Matias Viel is the 26-year old Argentinean CEO of the new biotech start-up, Beeflow. They are developing stronger and smarter bees. Feeding bees with their nutrient-dense formula technologies improves the immune systems of bees and helps make them capable of pollinating and flying up to seven times more flights than usual in cold weather. The plant-based formula contains proprietary ingredients with sugar and water, and beekeepers need only feed it to their bees once weekly.
Beeflow feeds bees organic molecule compounds that are specific to a crop, like almonds, kiwis, blueberries or cherries. The bee memorizes that essential flavor as its memory is conditioned to the taste, and goes looking for it. This helps a bee transport more pollen. Even more important, it strengthens the bee’s immune system so she can work through any number of conditions that normally get her down. It keeps her stronger and with a longer lifespan than a conventional bee.
The following 1:40-minute long CNN video gives great insight into what Beeflow is accomplishing, including blueberries on an Oregon farm that grew 22% bigger.
This is an exciting, very smart and laser targeted approach to creating super bees and super crops. Up to now, if you slice open one big apple you will see big seeds, and a smaller apple = smaller seeds = less pollination. These sizes are due to the amount of pollen that was deposited by bees to pollinate the flower. Beeflow technology guarantees that bees will optimize individual crop pollination, resulting in bigger yields and much juicier, healthier and usually bigger fruit.
In the beginning it can be hard to get beekeepers and farmers on board, because this is a new data-rich approach borne from visionary technology and research. But once they see stronger bees and the higher crop yield results at the end of a season, their confidence grows, and firm relationships are forged.
It takes a whole season of waiting for the harvesting to measure the results and collect the data, so the length of time depends on the type of crop and season it is. So far, according to Matias, they have produced up to 90% increase in yields.
Some crops are not attractive to bees because some flowers do not have nectar but they still depend on bees to pollinate their seeds. If a farmer puts bees into blueberry fields but his neighbor has orange trees, the bees may go there instead. After 15 years of Argentine research, we see that bees can memorize things like their interaction with flowers.
In the last century beekeeping hasn’t changed much. Farmers have also managed pollination needs historically the same way for ages. Bees are rented out to pollinate vast fields of crops at the times of year when they are flowering. They are put out in the field and everyone hopes for the best. They don’t measure anything about pollination efficiency or the variables affecting bee behavior to see if bees are behaving as needed. For instance, bees get distracted by their memories, and by wild clover or flowers on neighboring farms. All this will impact the pollination job outcome. Do they even like the flowers?
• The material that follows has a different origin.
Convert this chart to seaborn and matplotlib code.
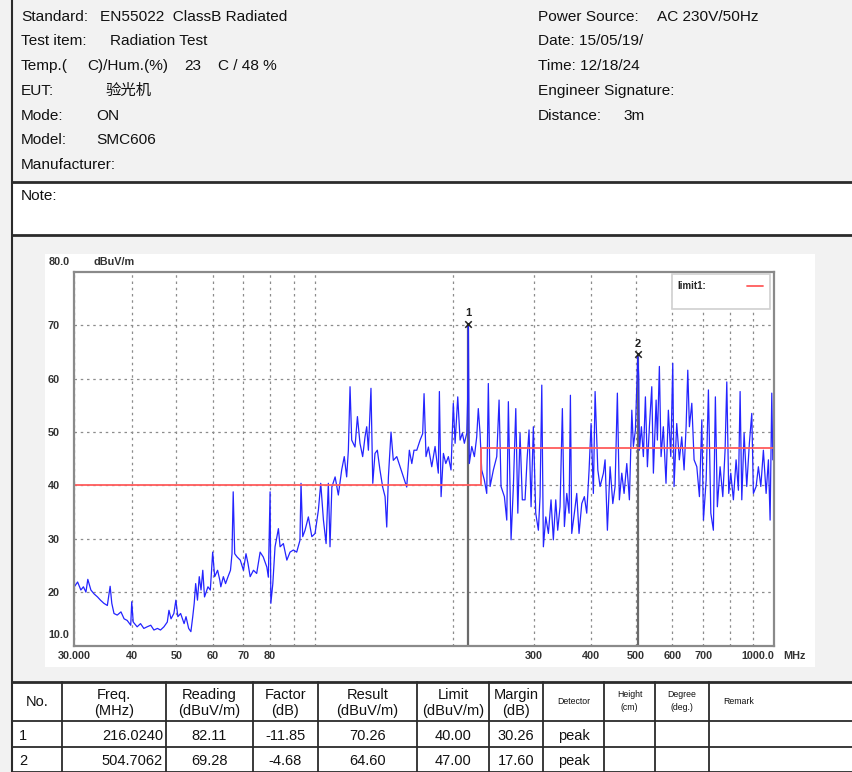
import matplotlib
matplotlib.use("Agg")
import matplotlib.pyplot as plt
import matplotlib.transforms as mtransforms
from matplotlib.patches import Rectangle
from matplotlib.ticker import NullLocator
import pandas as pd
import seaborn as sns

# ---- data -------------------------------------------------------------------
freq_mhz = [
    30.0, 30.5, 31.0, 31.4, 31.8, 32.1, 32.6, 33.1, 33.7, 34.2, 34.8, 35.4, 35.9, 36.2, 36.6, 37.2,
    37.9, 38.5, 39.1, 39.8, 40.0, 40.3, 41.1, 41.8, 42.5, 43.2, 44.0, 44.7, 45.5, 46.2, 47.0, 47.8,
    48.2, 48.7, 49.4, 49.9, 50.4, 51.1, 52.0, 52.5, 53.2, 53.8, 54.3, 54.7, 55.1, 55.6, 56.1, 56.6,
    57.1, 57.6, 58.6, 59.3, 60.0, 60.6, 61.5, 62.2, 62.5, 63.3, 64.0, 64.8, 65.6, 66.1, 66.5, 67.0,
    67.8, 68.9, 70.0, 70.9, 71.6, 72.4, 73.6, 74.8, 76.1, 77.3, 78.7, 79.3, 80.0, 80.3, 81.1, 82.0,
    83.4, 84.1, 85.5, 87.0, 88.4, 89.9, 91.4, 92.9, 93.4, 94.2, 95.3, 96.9, 98.6, 100.2, 101.9, 103.1,
    104.5, 105.9, 107.1, 108.0, 109.0, 110.8, 112.6, 114.5, 116.0, 117.4, 118.4, 119.4, 120.4, 122.4, 123.9, 125.5,
    127.2, 128.7, 129.8, 130.9, 132.6, 133.8, 135.3, 136.9, 138.7, 140.6, 142.3, 143.5, 144.7, 146.6, 148.3, 150.9,
    153.4, 156.0, 158.6, 160.7, 162.7, 164.5, 166.8, 169.6, 171.8, 173.0, 174.7, 176.8, 179.8, 182.8, 185.8, 186.8,
    188.4, 190.6, 192.9, 195.4, 198.0, 200.3, 202.1, 204.8, 207.2, 209.6, 211.7, 214.3, 215.3, 216.0, 217.0, 219.7,
    222.6, 225.2, 227.0, 229.0, 230.9, 234.0, 236.8, 238.7, 240.8, 244.8, 249.0, 251.9, 254.4, 258.7, 261.8, 263.9,
    267.5, 270.6, 273.9, 276.7, 279.8, 283.0, 286.9, 289.8, 292.7, 295.7, 299.1, 302.7, 306.7, 309.3, 312.0, 314.5,
    318.3, 322.5, 326.8, 330.6, 334.6, 337.9, 341.9, 345.9, 349.4, 353.6, 357.7, 360.1, 362.5, 367.3, 371.7, 376.0,
    381.2, 386.2, 390.8, 395.4, 399.4, 404.0, 407.5, 413.1, 417.8, 424.8, 428.4, 433.4, 439.3, 445.3, 450.4, 455.6,
    460.2, 465.8, 471.2, 477.6, 483.9, 489.8, 493.7, 498.7, 504.7, 507.0, 508.8, 513.9, 519.0, 524.3, 529.6, 534.9,
    541.3, 545.7, 553.2, 556.7, 562.3, 567.1, 573.6, 581.3, 588.2, 595.4, 601.3, 605.2, 613.4, 621.5, 629.0, 636.4,
    642.9, 648.3, 653.6, 661.5, 669.1, 678.3, 687.2, 695.5, 701.2, 710.8, 718.9, 727.6, 737.0, 744.4, 751.8, 762.2,
    772.6, 781.5, 788.2, 796.0, 804.1, 814.7, 825.8, 835.4, 842.6, 849.7, 859.6, 871.1, 882.6, 893.3, 900.6, 913.0,
    923.4, 934.7, 946.8, 959.8, 970.9, 979.2, 987.5, 992.5, 1000.0,
]
level_dbuv = [
    21.0, 21.9, 20.4, 21.0, 20.0, 22.4, 20.4, 19.7, 19.1, 18.5, 17.9, 17.5, 21.1, 17.9, 16.0, 15.7,
    16.3, 15.0, 14.7, 13.8, 18.2, 14.4, 13.5, 14.1, 13.2, 13.5, 13.8, 12.9, 13.2, 12.9, 13.5, 14.4,
    16.6, 15.0, 16.0, 18.5, 15.4, 16.0, 14.1, 15.4, 13.2, 12.6, 15.4, 17.9, 21.6, 18.5, 22.9, 20.4,
    24.1, 19.1, 21.0, 20.4, 27.5, 22.9, 24.1, 22.2, 21.0, 22.9, 21.6, 22.9, 24.1, 27.2, 38.8, 27.2,
    26.6, 26.0, 24.1, 27.2, 25.4, 22.9, 24.1, 23.5, 27.5, 26.6, 24.7, 22.8, 38.8, 17.9, 21.6, 28.5,
    31.9, 28.5, 29.1, 26.0, 27.5, 27.9, 27.5, 29.7, 40.4, 30.4, 31.6, 34.1, 30.4, 31.0, 35.4, 40.4,
    33.5, 29.1, 40.4, 28.5, 39.7, 41.6, 38.2, 42.9, 45.4, 41.6, 46.6, 58.5, 48.5, 47.2, 52.9, 47.9,
    45.4, 49.1, 51.0, 46.6, 58.2, 40.4, 46.0, 46.6, 42.9, 39.7, 37.9, 32.2, 41.6, 50.0, 44.7, 45.4,
    43.5, 41.6, 39.7, 46.6, 44.1, 46.6, 46.6, 48.5, 49.7, 57.2, 45.4, 47.2, 43.5, 47.3, 42.3, 57.6,
    37.9, 46.0, 44.1, 45.4, 42.9, 55.4, 47.9, 56.6, 48.5, 49.8, 47.9, 49.8, 56.9, 70.26, 44.1, 47.3,
    45.4, 49.1, 54.4, 49.8, 42.9, 41.0, 38.5, 59.1, 39.8, 42.9, 45.4, 56.0, 39.8, 37.9, 33.5, 55.7,
    29.8, 39.8, 54.4, 34.8, 49.8, 37.3, 37.3, 44.8, 50.4, 36.0, 51.0, 34.8, 31.6, 37.9, 58.8, 28.5,
    34.1, 31.0, 37.3, 29.8, 37.3, 31.6, 36.0, 54.4, 32.3, 38.5, 34.8, 56.9, 31.0, 34.8, 38.5, 31.0,
    36.6, 37.9, 34.8, 42.9, 51.6, 38.5, 57.6, 42.9, 39.8, 42.3, 44.8, 31.6, 43.5, 36.6, 39.8, 57.3,
    37.3, 42.3, 38.5, 44.1, 37.3, 54.1, 47.3, 50.4, 64.6, 60.4, 46.6, 51.0, 45.4, 56.6, 43.5, 51.0,
    58.5, 42.3, 56.0, 48.5, 62.3, 45.4, 51.0, 40.4, 54.1, 45.4, 62.9, 39.8, 51.6, 44.8, 49.1, 42.9,
    51.0, 61.6, 51.0, 55.4, 44.8, 43.5, 37.9, 52.3, 33.5, 41.0, 57.9, 34.8, 31.6, 56.6, 36.0, 43.5,
    37.9, 46.6, 59.4, 38.5, 42.3, 37.3, 44.8, 39.1, 57.6, 37.3, 49.8, 39.8, 47.9, 53.5, 38.5, 39.8,
    43.5, 39.8, 46.6, 38.5, 44.8, 33.5, 57.3, 44.8, 46.0,
]
assert len(freq_mhz) == len(level_dbuv)

limit_freq = [30, 230, 230, 1000]
limit_level = [40, 40, 47, 47]

marker_no = ["1", "2"]
marker_freq = [216.0240, 504.7062]
marker_reading = [82.11, 69.28]
marker_factor = [-11.85, -4.68]
marker_result = [70.26, 64.60]
marker_limit = [40.00, 47.00]
marker_margin = [30.26, 17.60]
marker_detector = ["peak", "peak"]

grid_freqs = [30, 40, 50, 60, 70, 80, 90, 100, 200, 300, 400, 500, 600, 700, 800, 900, 1000]
grid_labels = ["30.000", "40", "50", "60", "70", "80", "", "", "", "300", "400", "500",
               "600", "700", "", "", "1000.0"]
y_grid = [20, 30, 40, 50, 60, 70]

header_left = [("Standard:", "EN55022  ClassB Radiated", 100),
               ("Test item:", "Radiation Test", 110),
               ("Temp.(", "", 0),
               ("EUT:", "验光机", 105),
               ("Mode:", "ON", 96),
               ("Model:", "SMC606", 96),
               ("Manufacturer:", "", 0)]
header_right = [("Power Source:", "AC 230V/50Hz", 657),
                ("Date: 15/05/19/", "", 0),
                ("Time: 12/18/24", "", 0),
                ("Engineer Signature:", "", 0),
                ("Distance:", "3m", 623)]

table_headers = ["No.", "Freq.\n(MHz)", "Reading\n(dBuV/m)", "Factor\n(dB)", "Result\n(dBuV/m)",
                 "Limit\n(dBuV/m)", "Margin\n(dB)", "Detector", "Height\n(cm)", "Degree\n(deg.)",
                 "Remark"]

# ---- figure -----------------------------------------------------------------
sns.set_theme(style="white")
plt.rcParams['font.family'] = ['Liberation Sans', 'Noto Sans CJK SC', 'DejaVu Sans']

W, H = 853, 772
fig = plt.figure(figsize=(W / 100, H / 100), dpi=100)
fig.patch.set_facecolor('#f2f2f2')

# page layer in pixel coordinates
bg = fig.add_axes([0, 0, 1, 1])
bg.set_xlim(0, W)
bg.set_ylim(H, 0)
bg.axis('off')

line_c = '#2b2b2b'
bg.add_patch(Rectangle((12, 182), W - 12, 53, fc='white', ec='none'))
bg.add_patch(Rectangle((45, 254), 770, 413, fc='white', ec='none'))
bg.add_patch(Rectangle((12, 682), W - 12, 90, fc='white', ec='none'))
bg.plot([12, 12], [0, H], color=line_c, lw=1.5)
bg.plot([12, W], [181.5, 181.5], color=line_c, lw=2)
bg.plot([12, W], [235, 235], color=line_c, lw=2)

txt = dict(fontsize=11.1, color='#111111', va='baseline')
for i, (lab, val, vx) in enumerate(header_left):
    yb = 20.7 + 24.7 * i
    bg.text(21, yb, lab, **txt)
    if val:
        bg.text(vx, yb, val, **txt)
# temperature line has gaps where the degree signs were lost
bg.text(87, 20.7 + 24.7 * 2, "C)/Hum.(%)", **txt)
bg.text(184, 20.7 + 24.7 * 2, "23", **txt)
bg.text(218, 20.7 + 24.7 * 2, "C / 48 %", **txt)
for i, (lab, val, vx) in enumerate(header_right):
    yb = 20.7 + 24.7 * i
    bg.text(538, yb, lab, **txt)
    if val:
        bg.text(vx, yb, val, **txt)
bg.text(21, 200, "Note:", **txt)

# ---- table ------------------------------------------------------------------
col_x = [12, 62, 166, 253, 318, 417, 489, 543, 604, 655, 709, W]
row_y = [682, 721, 746.5, 771.5]
for y in row_y:
    bg.plot([12, W], [y, y], color=line_c, lw=2 if y == 682 else 1.3)
for x in col_x:
    bg.plot([x, x], [682, 771.5], color=line_c, lw=1.3)

for j, head in enumerate(table_headers):
    cx = (col_x[j] + col_x[j + 1]) / 2
    small = head.split("\n")[0] in ("Detector", "Height", "Degree", "Remark")
    fs = 6.3 if small else 10.5
    if head == "Remark":
        bg.text(723, 702, head, fontsize=fs, va='center', ha='left', color='#111')
    elif "\n" in head:
        top, bot = head.split("\n")
        if small:
            bg.text(cx, 697, top, fontsize=fs, ha='center', va='baseline', color='#111')
            bg.text(cx, 710, bot, fontsize=fs, ha='center', va='baseline', color='#111')
        else:
            bg.text(cx, 699, top, fontsize=fs, ha='center', va='baseline', color='#111')
            bg.text(cx, 715, bot, fontsize=fs, ha='center', va='baseline', color='#111')
    else:
        bg.text(cx, 702, head, fontsize=fs, ha='center', va='center', color='#111')

for i in range(len(marker_no)):
    yb = 740 + 25 * i
    cells = [f"{marker_reading[i]:.2f}", f"{marker_factor[i]:.2f}", f"{marker_result[i]:.2f}",
             f"{marker_limit[i]:.2f}", f"{marker_margin[i]:.2f}", marker_detector[i]]
    bg.text(19, yb, marker_no[i], fontsize=10.5, va='baseline', color='#111')
    bg.text(163, yb, f"{marker_freq[i]:.4f}", fontsize=10.5, ha='right', va='baseline', color='#111')
    for k, c in enumerate(cells):
        cx = (col_x[k + 2] + col_x[k + 3]) / 2
        bg.text(cx, yb, c, fontsize=10.5, ha='center', va='baseline', color='#111')

# ---- spectrum plot ----------------------------------------------------------
ax = fig.add_axes([74.3 / W, 1 - 645.5 / H, 700 / W, 373.5 / H])
ax.set_facecolor('white')

trace = pd.DataFrame({'freq': freq_mhz, 'level': level_dbuv})
limit = pd.DataFrame({'freq': limit_freq, 'level': limit_level})

ax.vlines(marker_freq, 10, marker_result, color='#6a6a6a', lw=1.6, zorder=1.5)
sns.lineplot(data=limit, x='freq', y='level', ax=ax, color='#ff5c5c', lw=1.3,
             estimator=None, sort=False, label='limit1:', zorder=2.5)
sns.lineplot(data=trace, x='freq', y='level', ax=ax, color='#2424ff', lw=0.9,
             estimator=None, sort=False, zorder=2, legend=False)
sns.scatterplot(x=marker_freq, y=marker_result, ax=ax, marker='x', color='#222222',
                s=22, linewidth=1.1, zorder=4, legend=False)
for n, fx, fy in zip(marker_no, marker_freq, marker_result):
    ax.annotate(n, (fx, fy), xytext=(0, 4), textcoords='offset points', ha='center',
                va='bottom', fontsize=8, color='#222222', fontweight='bold')

ax.set_xscale('log')
ax.set_xlim(30, 1000)
ax.set_ylim(10, 80)
ax.xaxis.set_minor_locator(NullLocator())
ax.set_xticks(grid_freqs)
ax.set_xticklabels(grid_labels)
ax.set_yticks(y_grid)
ax.set_yticklabels([str(v) for v in y_grid])
ax.set_xlabel('')
ax.set_ylabel('')
ax.grid(True, color='#8c8c8c', lw=0.9, linestyle=(0, (2, 3)))
ax.tick_params(axis='both', length=0, labelsize=7.8, colors='#333333')
ax.tick_params(axis='x', pad=4)
ax.tick_params(axis='y', pad=19)
for lab in ax.get_xticklabels() + ax.get_yticklabels():
    lab.set_fontweight('bold')
for lab in ax.get_yticklabels():
    lab.set_horizontalalignment('left')
ax.get_xticklabels()[-1].set_horizontalalignment('right')
for s in ax.spines.values():
    s.set_color('#8a8a8a')
    s.set_linewidth(1.6)

blend = mtransforms.blended_transform_factory(fig.transFigure, ax.transData)
off = dict(fontsize=7.8, fontweight='bold', color='#333333', ha='left', va='center')
ax.text(48.3 / W, 80, "80.0", transform=blend + mtransforms.ScaledTranslation(0, 0.10, fig.dpi_scale_trans), **off)
ax.text(48.3 / W, 10, "10.0", transform=blend + mtransforms.ScaledTranslation(0, 0.11, fig.dpi_scale_trans), **off)
ax.text(94 / W, 80, "dBuV/m", transform=blend + mtransforms.ScaledTranslation(0, 0.10, fig.dpi_scale_trans), **off)
ax.text(1.013, -0.028, "MHz", transform=ax.transAxes, fontsize=7.8, fontweight='bold',
        color='#333333', ha='left', va='center')

# legend box in the top right corner
ax.add_patch(Rectangle((672, 274), 98, 35, transform=bg.transData, fc='white',
                       ec='#d0d0d0', lw=1.2, zorder=5, clip_on=False))
leg = ax.legend(loc='upper right', bbox_to_anchor=(770 / W, 1 - 274 / H),
                bbox_transform=fig.transFigure, frameon=False, markerfirst=False,
                handlelength=1.6, handletextpad=4.2, borderpad=0.25,
                prop={'size': 7, 'weight': 'bold'})
leg.set_zorder(6)

fig.savefig('out.png', dpi=100, facecolor=fig.get_facecolor())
There is a vast sea of new data, research and technology available, but so far it hasn’t been implemented in a way that can make pollination more efficient or bees stronger. Researchers dedicated to studying bee brains say that neurons in the bees’ antennae can tell the bee when the antenna touches flowers if they have touched food or not.
Beeflow measures all this and is training bee brains much like Pavlov’s dogs, by feeding the bees specific compounds that are targeted to each crop. This way, the bee memorizes that resource and will search for it. They also make bee immune systems stronger so they can work in cooler temperatures.
Matias wanted to start a company that would have a meaningful impact on the world, and it looks like he is doing just that with Beeflow. Following many discussions with bio science researchers, his goal is to commercialize the huge depth of knowledge and research that has been done over time and bring it to market for the benefit of the bees, beekeepers, farmers and consumers. He sees huge expansion opportunity in the pollination sector.
There has been plenty of innovation in farming practices but not so much for the bees, even though there is a lot of concern for their plight and the risks they face from colony collapse disorder, mites, viruses and dangerous pesticides. He sees many of the hazards that bees are subjected to as being avoidable.
Up to now, Beeflow partnered with beekeepers since they have not had their own apiaries, but acquiring some will be one of their next steps. They have a cooperation with one beekeeper in California.
They plan to develop a lot of sensors and hardware in thenext cycle. Matias is fascinated by how much difference researchers can make in the future of the world. Beeflow is building the biggest scientific knowledge base in the world on bees and their interactions with specific flowers and crops.
Having recently received a $3 million investment, Beeflow is expanding into California, where about 80% of the world’s almonds are produced. The 1.3 million + acres of Californian almond crop relies heavily on bee pollination and the pollination window is only a few short weeks in late February and early March when the trees blossom. If it is cold, the bees don’t perform well. This sounds like a perfect place for Beeflow to experiment, hone and refine their services.
Matias gets out in the field regularly to observe bees and collect data, and he has never been stung by a bee yet.